The first line is the previous cue's text (kept on screen). The second line is the new content (with inline word timestamps). Naively concatenating gives ~2× duplication. The fix in `build_merged.py` is to keep only the line containing inline `<HH:MM:SS.fff>` markers.

## Output format conventions

The merged markdown uses:
- `# Title` at the top with talk metadata
- `> 📊 **Slide @ [MM:SS](youtu.be/...?t=N)**` blockquote for each slide
- `**[[MM:SS](youtu.be/...?t=N)]** transcript text...` for each paragraph
- `»` for speaker changes within a paragraph

Rationale: blockquotes for slides make them visually distinct. Linked timestamps so the reader can jump to any moment.

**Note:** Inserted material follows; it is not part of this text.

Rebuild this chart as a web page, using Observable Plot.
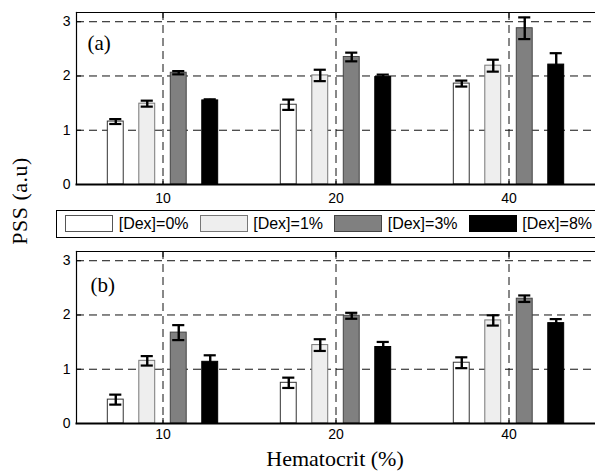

No extra files (the user explicitly asked for the merged .md only).

## Helper scripts

- `~/.claude/skills/youtube-to-markdown/download.sh` — yt-dlp wrapper
- `~/.claude/skills/youtube-to-markdown/detect-slides.sh` — ffmpeg scene detection + frame extraction
- `~/.claude/skills/youtube-to-markdown/build_merged.py` — VTT cleanup + slide interleave + escape fixing
- `~/.claude/skills/youtube-to-markdown/verify-render.sh` — fetch gist HTML and sniff for KaTeX errors

## When NOT to use this skill

- The user just wants a transcript without slides → use yt-dlp directly with `--skip-download --write-auto-sub`, then dedupe rolling captions.
- The video isn't a slide-driven talk (e.g., interviews, panel discussions without visuals) → just produce the cleaned transcript.
- The user wants a polished prose summary, not a transcript → that's a different task; transcripts here are lightly cleaned but still verbatim.